Anonymous asked: Were there any women soliders in ww2? Or were they mostly nurses?
The Red Army had many female soldiers and officers, everything from infantry to tank crews to bombing crews (holla, night witches) and, most notably, snipers. The USSR was the only power in the war to allow women to fight on the front because they were in a war of annihilation and needed every able body that could hold a rifle, to hold a rife. They didn’t have time for gender roles when the Reich was attempting to wipe them off the map. Not to mention the Soviet women were badass as fuck.
Many of the resistance movements had women partisans—the Maquis, though typically male, had female agents. As did the Netherlands resistance, Soviet, China and so on.

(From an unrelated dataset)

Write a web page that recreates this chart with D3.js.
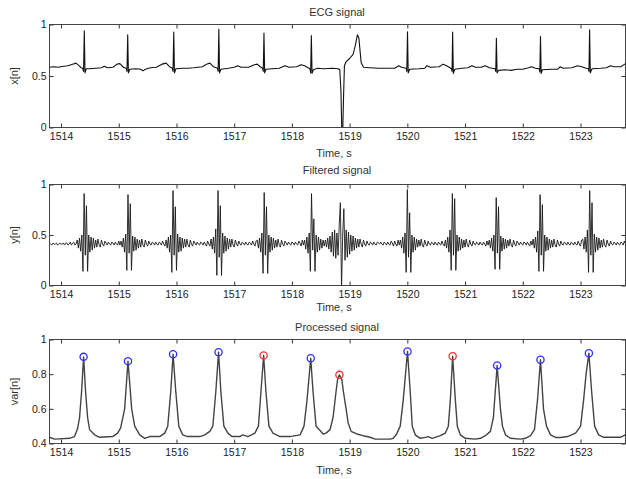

The offices of the OSS and SOE used women agents too because, well, who would suspect a woman to be a spy? In many cases, the women agents used the sexism of German soldiers to their advantage and were quite crafty—Lucie Aubrac comes to mind in particular because in her reports (and memoir) she states that to get her husband out of jail, she lied to German gestapo officers about being pregnant out of wedlock and having to marry him so she wouldn’t be shamed. There’s a lot of interesting stuff when it comes to women agents.
Women enlisted in the military weren’t simply nurses, they were across the board in positions; US Marines, WAVES, WAC, AWAS, WRNS, Land’s Army, etc. They helped farm (especially in GB), took up the traditional duties of men officers at home and kept things in order.